European experts are looking to green technology as a means to ease the burden of debt throughout the continent.

As much trouble as America is having with post-recession recovery, it hardly compares to the issues that Europe now faces. Even countries like Germany, which seemed to weather the economic downturn well, have had to band together to support other nations in the European Union. And recently, European experts have been looking to green technology as a means to ease the burden of debt throughout the continent.

On June 8, a group of influential economics and energy professors published a plan to relieve European debts by investing in alternative energy. The strategy, labeled the Renewable Energy Concessions for Debt-Reduction Plan, hinges on the idea that certain European countries, including Ireland, Italy, Spain, Portugal and Greece, can reduce their national debt by up to 30 percent by devoting a small part of their land to green energy development.

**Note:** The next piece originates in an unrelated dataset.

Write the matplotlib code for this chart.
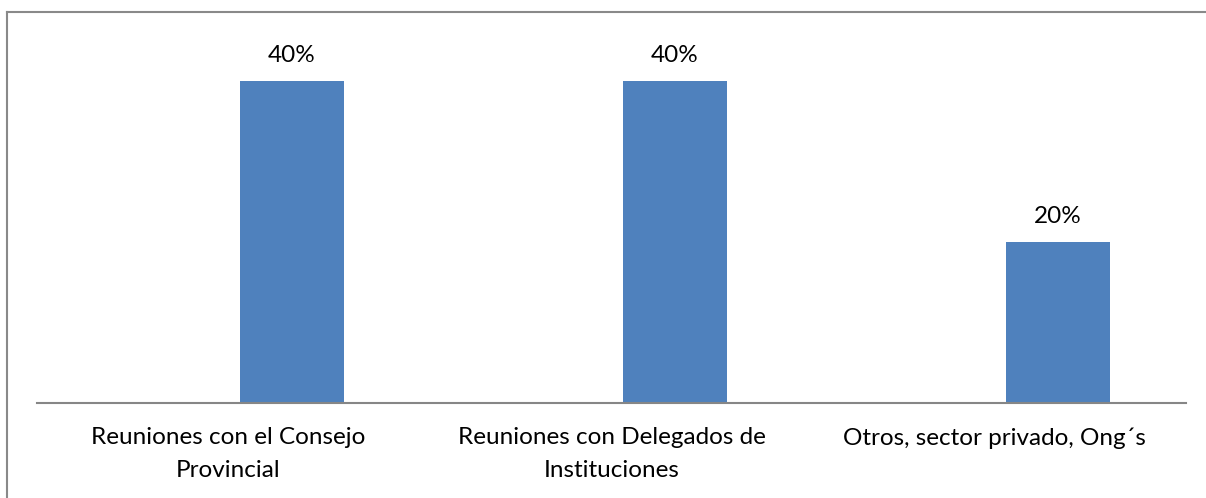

According to the source, these countries "offer excellent conditions for harvesting renewable energy from the sun, wind and geothermal sources," so they are ideal candidates for  "solar panels, wind parks or geothermal power stations."

In the piece, the authors propose that creditors give concessions to countries that invest large scale renewable energy programs that can provide adequate revenue over time for the parties involved.

The source reports that Ireland, Portugal and Greece would have to devote less than two percent of their land land to these efforts – and that percentage can be broken up into smaller local sources of "decentralized energy."

The compilers state that this plan would have three major benefits for the region, as it would ease debts, reduce pollution by boosting green energy and create jobs for a younger generation of Europeans that is currently struggling with high unemployment rates.

The plan was published in the Dutch publication NRC Handelsbad, and the compilers have asked the European Union Committee on Economic & Monetary Affairs to the proposal under serious consideration as they tackle the issue of mounting European debt.